Implementing entitlement lifecycle rigorously often introduces more approval steps and review overhead, requiring organisations to weigh faster delivery against tighter control and lower residual access risk.

  • A service account is created for a deployment pipeline, but its permissions are time-boxed and revalidated after each release cycle so dormant access does not persist.
  • An API key used by a third-party integration is downgraded when the integration scope changes, then fully revoked when the vendor contract ends, reducing unnecessary exposure. The pattern aligns with guidance in the Ultimate Guide to NHIs — Lifecycle Processes for Managing NHIs.
  • A vault-managed secret is rotated after a developer leaves a team, because continued use of the old entitlement would preserve access beyond the original business need.
  • An application is granted read-only access to a data store during testing, then transitioned to a narrower production role before go-live, avoiding entitlement drift.
  • Access tied to a containerised agent is reviewed after the agent’s function changes, because overuse of a single NHI across multiple workloads is a known control gap highlighted in the Top 10 NHI Issues.

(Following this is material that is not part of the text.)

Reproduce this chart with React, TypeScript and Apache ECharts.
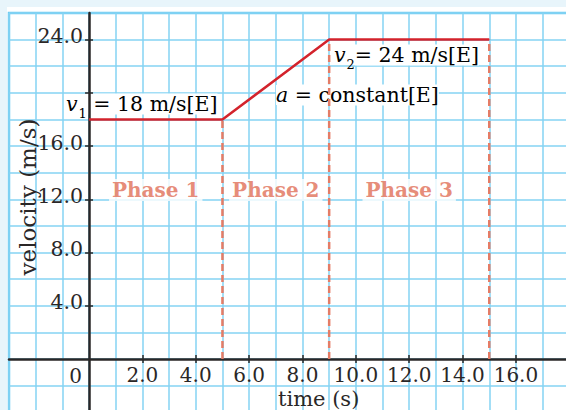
import React, { useEffect, useRef } from "react";
import * as echarts from "echarts";

// ---- data ----
const TIMES = [0, 5, 9, 15];
const VELOCITIES = [18, 18, 24, 24];
const PHASE_NAMES = ["Phase 1", "Phase 2", "Phase 3"];
const X_TICKS = [2, 4, 6, 8, 10, 12, 14, 16];
const Y_TICKS = [4, 8, 12, 16, 20, 24];
const Y_LABELS = [4, 8, 12, 16, 24];

const FONT = "DejaVu Serif";
const INK = "#2a2727";
const GRID_C = "#84d3f3";
const BORDER_C = "#6dcbf1";
const RED = "#d3232c";
const SALMON = "#df6e56";
const DASH = "#e47c66";

// chart frame (chart div is 559 x 403, placed at 7,7 in the page)
const W = 559;
const H = 403;
const G_LEFT = 2;
const G_TOP = 6;
const G_RIGHT = -3.3;
const G_BOTTOM = -2.3;
const X_MIN = -3;
const X_MAX = 18;
const Y_MIN = -4;
const Y_MAX = 26;

export default function App() {
  const ref = useRef<HTMLDivElement>(null);
  useEffect(() => {
    document.body.style.margin = "0";
    const chart = echarts.init(ref.current!, null, { renderer: "svg" });
    const xBase = { type: "value", min: X_MIN, max: X_MAX, interval: 1 };
    const yBase = { type: "value", min: Y_MIN, max: Y_MAX, interval: 2 };
    const fmt = (v: number) => v.toFixed(1);

    const gw = W - G_LEFT - G_RIGHT;
    const gh = H - G_TOP - G_BOTTOM;
    // move the axes from the grid edges onto the zero lines
    const yAxisOffset = -((0 - X_MIN) / (X_MAX - X_MIN)) * gw;
    const xAxisOffset = -((0 - Y_MIN) / (Y_MAX - Y_MIN)) * gh;

    const boundarySeries = [1, 2, 3].map((i) => ({
      type: "line",
      xAxisIndex: 1,
      yAxisIndex: 1,
      z: 3,
      symbol: "none",
      silent: true,
      lineStyle: { color: DASH, width: 2.5, type: [7, 4] },
      data: [
        [TIMES[i], 0],
        [TIMES[i], VELOCITIES[i]],
      ],
    }));

    const FS = 20.5;
    const mainRich = {
      v: { fontFamily: FONT, fontStyle: "italic", fontSize: FS, lineHeight: 20, color: INK, backgroundColor: "#fff" },
      s: { fontFamily: FONT, fontSize: 13, lineHeight: 13, padding: [18, 0, 0, 1], color: INK },
      t: { fontFamily: FONT, fontSize: FS, lineHeight: 20, color: INK, backgroundColor: "#fff" },
    };

    const option: any = {
      animation: false,
      grid: {
        left: G_LEFT,
        top: G_TOP,
        right: G_RIGHT,
        bottom: G_BOTTOM,
        containLabel: false,
        outerBoundsMode: "none",
        show: true,
        borderColor: BORDER_C,
        borderWidth: 2.5,
        backgroundColor: "transparent",
      },
      xAxis: [
        {
          ...xBase,
          position: "bottom",
          z: 0,
          axisLine: { show: false, onZero: false },
          axisTick: { show: false },
          axisLabel: { show: false },
          splitLine: { show: true, lineStyle: { color: GRID_C, width: 1.5 } },
        },
        {
          ...xBase,
          position: "bottom",
          offset: xAxisOffset,
          z: 3,
          axisLine: { show: true, onZero: false, lineStyle: { color: INK, width: 2.5 } },
          axisTick: { show: true, customValues: X_TICKS, length: 4, inside: false, lineStyle: { color: INK, width: 1.5 } },
          axisLabel: { show: true, customValues: X_TICKS, formatter: fmt, fontFamily: FONT, fontSize: 20, color: INK, margin: 6 },
          splitLine: { show: false },
        },
        {
          ...xBase,
          position: "bottom",
          offset: xAxisOffset,
          z: 3,
          axisLine: { show: false, onZero: false },
          axisTick: { show: true, customValues: X_TICKS, length: 4, inside: true, lineStyle: { color: INK, width: 1.5 } },
          axisLabel: { show: false },
          splitLine: { show: false },
        },
      ],
      yAxis: [
        {
          ...yBase,
          position: "left",
          z: 0,
          axisLine: { show: false, onZero: false },
          axisTick: { show: false },
          axisLabel: { show: false },
          splitLine: { show: true, lineStyle: { color: GRID_C, width: 1.5 } },
        },
        {
          ...yBase,
          position: "left",
          offset: yAxisOffset,
          z: 3,
          axisLine: { show: true, onZero: false, lineStyle: { color: INK, width: 2.5 } },
          axisTick: { show: true, customValues: Y_TICKS, length: 4, inside: false, lineStyle: { color: INK, width: 1.5 } },
          axisLabel: {
            show: true,
            customValues: Y_LABELS,
            formatter: fmt,
            fontFamily: FONT,
            fontSize: 20.5,
            color: INK,
            margin: 6,
            verticalAlign: "bottom",
            lineHeight: 7,
          },
          splitLine: { show: false },
        },
        {
          ...yBase,
          position: "left",
          offset: yAxisOffset,
          z: 3,
          axisLine: { show: false, onZero: false },
          axisTick: { show: true, customValues: Y_TICKS, length: 4, inside: true, lineStyle: { color: INK, width: 1.5 } },
          axisLabel: { show: false },
          splitLine: { show: false },
        },
      ],
      series: [
        {
          type: "scatter",
          xAxisIndex: 1,
          yAxisIndex: 1,
          z: 1,
          symbolSize: 0,
          silent: true,
          data: PHASE_NAMES.map((n, i) => ({ name: n, value: [(TIMES[i] + TIMES[i + 1]) / 2, 12.7] })),
          label: {
            show: true,
            position: "inside",
            formatter: "{b}",
            fontFamily: FONT,
            fontWeight: "bold",
            fontSize: 20,
            color: SALMON,
            backgroundColor: "#fff",
            padding: [1, 3],
          },
        },
        ...boundarySeries,
        {
          type: "line",
          xAxisIndex: 1,
          yAxisIndex: 1,
          z: 4,
          symbol: "none",
          silent: true,
          lineStyle: { color: RED, width: 2.5 },
          data: TIMES.map((t, i) => [t, VELOCITIES[i]]),
        },
      ],
      graphic: [
        {
          type: "text",
          z: 1,
          x: 59,
          y: 97,
          silent: true,
          style: { text: "{v|v}{s|1}{t| = 18 m/s[E]}", rich: mainRich, align: "left", verticalAlign: "middle", font: `${FS}px "${FONT}"` },
        },
        {
          type: "text",
          z: 1,
          x: 327,
          y: 48,
          silent: true,
          style: { text: "{v|v}{s|2}{t|= 24 m/s[E]}", rich: mainRich, align: "left", verticalAlign: "middle", font: `${FS}px "${FONT}"` },
        },
        {
          type: "text",
          z: 1,
          x: 269,
          y: 88,
          silent: true,
          style: { text: "{v|a}{t| = constant[E]}", rich: mainRich, align: "left", verticalAlign: "middle", font: `${FS}px "${FONT}"` },
        },
        {
          type: "text",
          z: 3,
          x: 75,
          y: 369,
          silent: true,
          style: { text: "0", fill: INK, font: `20px "${FONT}"`, align: "right", verticalAlign: "middle" },
        },
        {
          type: "text",
          z: 3,
          x: 271,
          y: 392,
          silent: true,
          style: { text: "time (s)", fill: INK, font: `21px "${FONT}"`, align: "left", verticalAlign: "middle" },
        },
        {
          type: "text",
          z: 3,
          x: 20.5,
          y: 190,
          rotation: Math.PI / 2,
          silent: true,
          style: { text: "velocity (m/s)", fill: INK, font: `23px "${FONT}"`, align: "center", verticalAlign: "middle" },
        },
      ],
    };
    chart.setOption(option);
    return () => chart.dispose();
  }, []);

  return (
    <div style={{ position: "relative", width: 566, height: 410, background: "#e8f5fb", overflow: "hidden" }}>
      <div
        ref={ref}
        style={{ position: "absolute", left: 7, top: 7, width: W, height: H, background: "#ffffff" }}
      />
    </div>
  );
}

For implementation detail on secret handling, the Ultimate Guide to NHIs — Static vs Dynamic Secrets shows how entitlement decisions often determine whether access can be safely issued as dynamic or must be tightly constrained.

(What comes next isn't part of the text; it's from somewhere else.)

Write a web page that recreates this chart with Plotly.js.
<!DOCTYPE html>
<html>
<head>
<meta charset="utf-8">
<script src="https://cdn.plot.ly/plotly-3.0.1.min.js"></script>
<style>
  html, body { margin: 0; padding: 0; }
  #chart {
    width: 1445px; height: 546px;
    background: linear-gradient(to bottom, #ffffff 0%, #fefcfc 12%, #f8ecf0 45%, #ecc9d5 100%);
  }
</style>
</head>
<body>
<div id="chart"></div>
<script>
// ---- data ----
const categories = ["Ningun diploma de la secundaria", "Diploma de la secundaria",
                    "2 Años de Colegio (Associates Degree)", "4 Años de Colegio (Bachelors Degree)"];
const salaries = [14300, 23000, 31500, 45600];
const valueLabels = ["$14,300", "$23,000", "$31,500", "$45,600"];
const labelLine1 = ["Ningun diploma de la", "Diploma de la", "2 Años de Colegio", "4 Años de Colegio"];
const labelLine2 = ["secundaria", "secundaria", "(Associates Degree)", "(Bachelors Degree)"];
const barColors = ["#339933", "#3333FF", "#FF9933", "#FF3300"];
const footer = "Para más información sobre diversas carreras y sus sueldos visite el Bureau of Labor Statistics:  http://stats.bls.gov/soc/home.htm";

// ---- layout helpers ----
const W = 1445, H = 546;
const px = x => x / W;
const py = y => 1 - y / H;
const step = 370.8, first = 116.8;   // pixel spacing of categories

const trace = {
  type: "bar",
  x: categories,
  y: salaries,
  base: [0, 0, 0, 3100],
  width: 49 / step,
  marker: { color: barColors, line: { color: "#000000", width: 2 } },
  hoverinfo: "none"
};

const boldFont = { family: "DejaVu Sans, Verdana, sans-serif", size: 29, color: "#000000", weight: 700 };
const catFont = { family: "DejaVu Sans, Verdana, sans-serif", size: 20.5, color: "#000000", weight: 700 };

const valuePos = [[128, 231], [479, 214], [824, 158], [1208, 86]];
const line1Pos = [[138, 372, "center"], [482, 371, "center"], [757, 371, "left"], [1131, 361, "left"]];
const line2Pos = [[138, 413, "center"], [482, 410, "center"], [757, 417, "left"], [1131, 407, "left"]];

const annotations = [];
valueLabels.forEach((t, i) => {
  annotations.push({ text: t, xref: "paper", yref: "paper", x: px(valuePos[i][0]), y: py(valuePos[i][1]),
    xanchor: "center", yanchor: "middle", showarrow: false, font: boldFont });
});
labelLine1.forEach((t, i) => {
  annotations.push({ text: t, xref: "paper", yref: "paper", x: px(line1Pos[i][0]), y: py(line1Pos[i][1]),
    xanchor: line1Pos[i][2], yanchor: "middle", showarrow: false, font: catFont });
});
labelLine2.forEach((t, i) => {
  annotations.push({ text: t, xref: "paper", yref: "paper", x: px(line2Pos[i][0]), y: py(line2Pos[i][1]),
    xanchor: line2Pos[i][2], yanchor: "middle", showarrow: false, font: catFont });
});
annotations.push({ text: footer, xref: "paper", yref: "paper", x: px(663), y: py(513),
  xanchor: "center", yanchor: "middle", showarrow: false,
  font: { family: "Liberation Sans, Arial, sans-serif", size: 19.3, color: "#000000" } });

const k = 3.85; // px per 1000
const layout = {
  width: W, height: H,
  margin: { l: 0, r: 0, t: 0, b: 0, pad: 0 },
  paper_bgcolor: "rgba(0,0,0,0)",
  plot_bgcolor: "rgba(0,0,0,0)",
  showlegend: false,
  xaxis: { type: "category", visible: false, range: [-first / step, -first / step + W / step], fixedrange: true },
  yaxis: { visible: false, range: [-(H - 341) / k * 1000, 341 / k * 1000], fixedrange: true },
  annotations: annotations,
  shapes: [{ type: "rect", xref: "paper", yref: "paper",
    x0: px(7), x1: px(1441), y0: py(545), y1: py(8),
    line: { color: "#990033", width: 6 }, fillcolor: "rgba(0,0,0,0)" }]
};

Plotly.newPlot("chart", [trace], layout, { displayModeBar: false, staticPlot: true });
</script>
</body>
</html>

Why It Matters in NHI Security

Entitlement lifecycle failures create silent accumulation: permissions stay active after a project closes, a token is copied into another system, or a workload is repurposed without reapproval. That is why lifecycle control is a core NHI governance requirement, not an administrative afterthought. NHI Mgmt Group research reports that only 20% of organisations have formal processes for offboarding and revoking API keys, which leaves stale access in place long after it should be removed.

When entitlement lifecycle is weak, organisations often inherit hidden privilege paths, duplicate permissions, and unreconciled access across systems. That undermines least privilege, complicates audit evidence, and weakens Zero Trust programs that depend on continuous verification. It also increases the impact of a single credential leak, because the leaked secret may still unlock access that nobody has revisited. The Guide to NHI Rotation Challenges is useful here because rotation and entitlement revocation are often operationally linked, not separate activities. Organisations typically encounter the true cost of entitlement lifecycle only after an offboarding event, a breach investigation, or an audit finding, at which point cleanup becomes operationally unavoidable.

Standards & Framework Alignment

This section maps relevant standards and security frameworks to the operational risks and controls described in this guidance.

OWASP Non-Human Identity Top 10 address the attack and risk surface, while NIST Zero Trust (SP 800-207) and NIST CSF 2.0 set the governance and control requirements practitioners need to meet.

Framework Control / Reference Relevance
OWASP Non-Human Identity Top 10 NHI-02 Covers secret and access lifecycle weaknesses that lead to stale NHI privileges.
NIST Zero Trust (SP 800-207) 5.3 Zero Trust requires continuous authorization, not permanent access grants.
NIST CSF 2.0 PR.AA-04 Identity and access governance depends on timely entitlement management and review.

Review NHI entitlements continuously and revoke unused access before it becomes standing privilege.